Although it is used worldwide, there has been no standard regimen for intravitreal ganciclovir treatment in CMVR. The optimal regimen should balance between efficacy, treatment burden and potential retinal toxicity from prolonged and repeated injections22,23,24. The regimen used in this study has been demonstrated to be clinically effective and safe25. Nevertheless, no studies have evaluated the effects of intravitreal ganciclovir on microvascular retinal blood flow. There were a few case reports describing ischemic retinal events after intravitreal ganciclovir injections26,27. In our study, the decrease in VD found in CMVR eyes at baseline occurred before treatment and it remained stable through the follow-up period with multiple intravitreal ganciclovir injections in between (Fig. 2 and Table 3) This indicated that our regimen of intravitreal ganciclovir injection did not have significant effects on the VD.

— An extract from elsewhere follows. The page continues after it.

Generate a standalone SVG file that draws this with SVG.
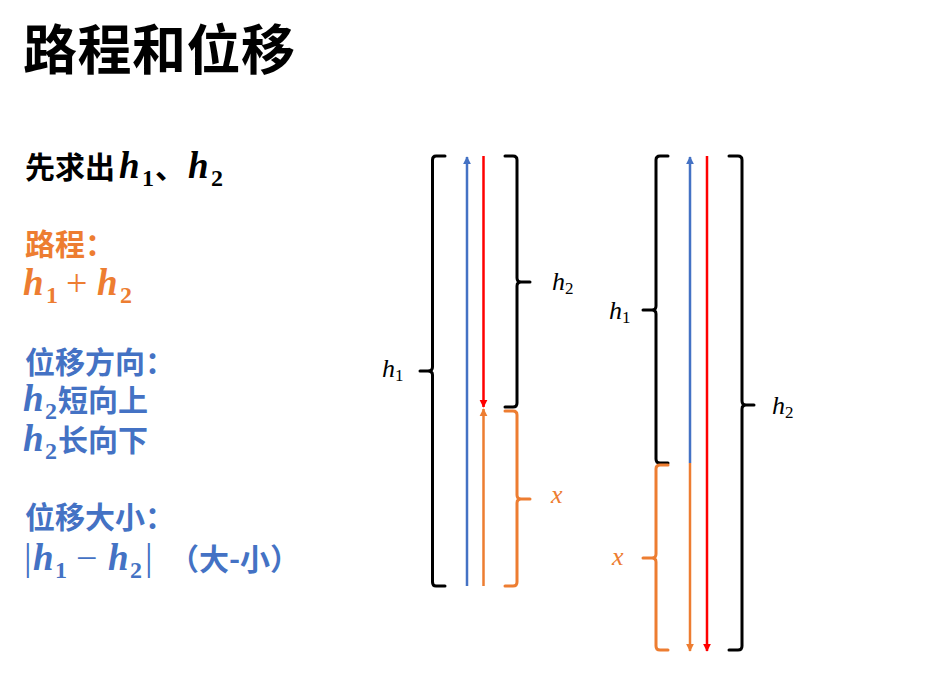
<svg xmlns="http://www.w3.org/2000/svg" width="927" height="677" viewBox="0 0 927 677">
<style>
.cjk{font-family:"Noto Sans CJK SC","Noto Sans",sans-serif;font-weight:bold}
.m{font-family:"Liberation Serif",serif;font-style:italic;font-weight:bold;font-size:37px}
.op{font-family:"Liberation Serif",serif;font-size:38px}
.sub{font-family:"Liberation Serif",serif;font-style:normal;font-weight:bold;font-size:24px}
.lab{font-family:"Liberation Serif",serif;font-style:italic;font-size:26px}
.lsub{font-family:"Liberation Serif",serif;font-style:normal;font-size:17px}
.br{fill:none;stroke-width:3;stroke-linecap:round;stroke-linejoin:round}
.ar{fill:none;stroke-width:2.5}
.k{stroke:#000}
.o{stroke:#ED7D31}
.b{stroke:#4472C4}
.r{stroke:#FF0000}
</style>
<defs>
<marker id="mb" viewBox="0 0 10 10" refX="9" refY="5" markerWidth="8" markerHeight="10" markerUnits="userSpaceOnUse" orient="auto"><path d="M0,0 L10,5 L0,10 Z" fill="#4472C4"/></marker>
<marker id="mr" viewBox="0 0 10 10" refX="9" refY="5" markerWidth="8" markerHeight="10" markerUnits="userSpaceOnUse" orient="auto"><path d="M0,0 L10,5 L0,10 Z" fill="#FF0000"/></marker>
<marker id="mo" viewBox="0 0 10 10" refX="9" refY="5" markerWidth="8" markerHeight="10" markerUnits="userSpaceOnUse" orient="auto"><path d="M0,0 L10,5 L0,10 Z" fill="#ED7D31"/></marker>
</defs>
<rect width="927" height="677" fill="#fff"/>

<g id="title">
<text class="cjk" x="23" y="70" font-size="54" fill="#000" letter-spacing="0.5">路程和位移</text>
</g>

<g id="notes" font-size="30">
<text class="cjk" x="25" y="178" fill="#000">先求出</text>
<text class="m" x="119" y="178" fill="#000">h</text>
<text class="sub" x="142" y="186" fill="#000">1</text>
<text class="cjk" x="155" y="178" fill="#000">、</text>
<text class="m" x="188" y="178" fill="#000">h</text>
<text class="sub" x="211" y="186" fill="#000">2</text>

<text class="cjk" x="25" y="255" fill="#ED7D31">路程：</text>
<text class="m" x="23" y="295" fill="#ED7D31">h</text>
<text class="sub" x="46" y="303" fill="#ED7D31">1</text>
<text class="op" x="66" y="296" fill="#ED7D31">+</text>
<text class="m" x="97" y="295" fill="#ED7D31">h</text>
<text class="sub" x="120" y="303" fill="#ED7D31">2</text>

<text class="cjk" x="25" y="373" fill="#4472C4">位移方向：</text>
<text class="m" x="23" y="411" fill="#4472C4">h</text>
<text class="sub" x="45" y="419" fill="#4472C4">2</text>
<text class="cjk" x="58" y="411" fill="#4472C4">短向上</text>
<text class="m" x="23" y="451" fill="#4472C4">h</text>
<text class="sub" x="45" y="459" fill="#4472C4">2</text>
<text class="cjk" x="58" y="451" fill="#4472C4">长向下</text>

<text class="cjk" x="25" y="528" fill="#4472C4">位移大小：</text>
<text class="op" x="24" y="570" fill="#4472C4">|</text>
<text class="m" x="33" y="570" fill="#4472C4">h</text>
<text class="sub" x="55" y="578" fill="#4472C4">1</text>
<text class="op" x="76" y="571" fill="#4472C4">−</text>
<text class="m" x="108" y="570" fill="#4472C4">h</text>
<text class="sub" x="130" y="578" fill="#4472C4">2</text>
<text class="op" x="145" y="570" fill="#4472C4">|</text>
<text class="cjk" x="169" y="570" fill="#4472C4">（大-小）</text>
</g>

<!-- left diagram -->
<g id="L-h1">
<path class="br k" d="M445,156 L436,156 Q432.5,156 432.5,160 L432.5,367 Q432.5,371 428,371 L420,371 M428,371 Q432.5,371 432.5,375 L432.5,582 Q432.5,586 436,586 L445,586"/>
<text class="lab" x="382" y="377">h<tspan class="lsub" dy="4">1</tspan></text>
</g>
<g id="L-h2">
<path class="br k" d="M505,156 L513,156 Q517,156 517,160 L517,278 Q517,282 521,282 L530,282 M521,282 Q517,282 517,286 L517,403 Q517,407 513,407 L505,407"/>
<text class="lab" x="552" y="290">h<tspan class="lsub" dy="4">2</tspan></text>
</g>
<g id="L-x">
<path class="br o" d="M505,411 L513,411 Q517,411 517,415 L517,495 Q517,499 521,499 L530,499 M521,499 Q517,499 517,503 L517,582 Q517,586 513,586 L505,586"/>
<text class="lab" x="551" y="503" fill="#ED7D31">x</text>
</g>

<!-- right diagram -->
<g id="R-h1">
<path class="br k" d="M668,156 L660,156 Q656,156 656,160 L656,306 Q656,310 652,310 L643,310 M652,310 Q656,310 656,314 L656,459 Q656,463 660,463 L668,463"/>
<text class="lab" x="609" y="319">h<tspan class="lsub" dy="4">1</tspan></text>
</g>
<g id="R-x">
<path class="br o" d="M668,465 L660,465 Q656,465 656,469 L656,554 Q656,558 652,558 L643,558 M652,558 Q656,558 656,562 L656,646 Q656,650 660,650 L668,650"/>
<text class="lab" x="612" y="565" fill="#ED7D31">x</text>
</g>
<g id="R-h2">
<path class="br k" d="M729,156 L738,156 Q742,156 742,160 L742,401 Q742,405 746,405 L754,405 M746,405 Q742,405 742,409 L742,646 Q742,650 738,650 L729,650"/>
<text class="lab" x="772" y="414">h<tspan class="lsub" dy="4">2</tspan></text>
</g>

<g id="connectors">
<line class="ar b" x1="467" y1="586" x2="467" y2="157" marker-end="url(#mb)"/>
<line class="ar r" x1="483.5" y1="156" x2="483.5" y2="407" marker-end="url(#mr)"/>
<line class="ar o" x1="483.5" y1="586" x2="483.5" y2="409" marker-end="url(#mo)"/>
<line class="ar b" x1="690" y1="463" x2="690" y2="157" marker-end="url(#mb)"/>
<line class="ar o" x1="690" y1="463" x2="690" y2="651" marker-end="url(#mo)"/>
<line class="ar r" x1="707" y1="156" x2="707" y2="651" marker-end="url(#mr)"/>
</g>
</svg>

This is a pilot study and there are some limitations. The sample size was small as the disease is relatively uncommon and several patients were excluded due to retinal detachment. The macular area evaluable by OCTA was small. Only 6 × 6 mm central area was assessed and our results may not represent the pathology for the whole retina. CMVR patients were usually immunocompromised and other coexisting systemic diseases might have effects on the retinal microvasculature and VD analysis. However, we performed the analysis comparing between the CMVR eyes and the unaffected fellow eyes of the same individuals, which eliminated confounding effects of the coexisting systemic diseases.

OCTA artefacts could have affected our VD asnalysis. Concerning this, we employed careful strategies to obtain good quality images including SQ threshold of at least 6, meticulous adjustment of segmentation errors and avoidance of areas with significant shadowing by vitreous floaters. Vitreous haze could also affect our results. However, all included patients showed only mild vitritis with vitreous haze grade 0 to 1. Significant differences between mean VD of the affected and unaffected fellow eyes were still observed either with or without (results not shown) adjusting for vitreous haze, indicating low effects of vitreous haze on our results. Moreover, the decrease in VD remained persist during treatment with improvement of the CMVR lesions and clearing of vitritis.

Repeatability and reproducibility of OCTA VD measurements were found to be high but variability of the measurements should also be taken into consideration when interpreting the result28,29. More studies with larger sample size and wider field of OCT/OCTA are needed to confirm and further explore our findings.

In summary, this study demonstrated a decrease of macular capillary VD in eyes with CMVR wherever the lesions were located. Extralesional microstructural macular abnormalities could also be detected in these eyes. Our results suggested that these patients might have subnormal visual functions even though the visual acuity was normal. Further studies of other visual functions such as contrast sensitivity and microperimetry in these eyes would be useful. This study also provided interesting insights into CMV infection of the retina, which would lead to better understanding and subsequent therapeutic improvement of this devastating disease.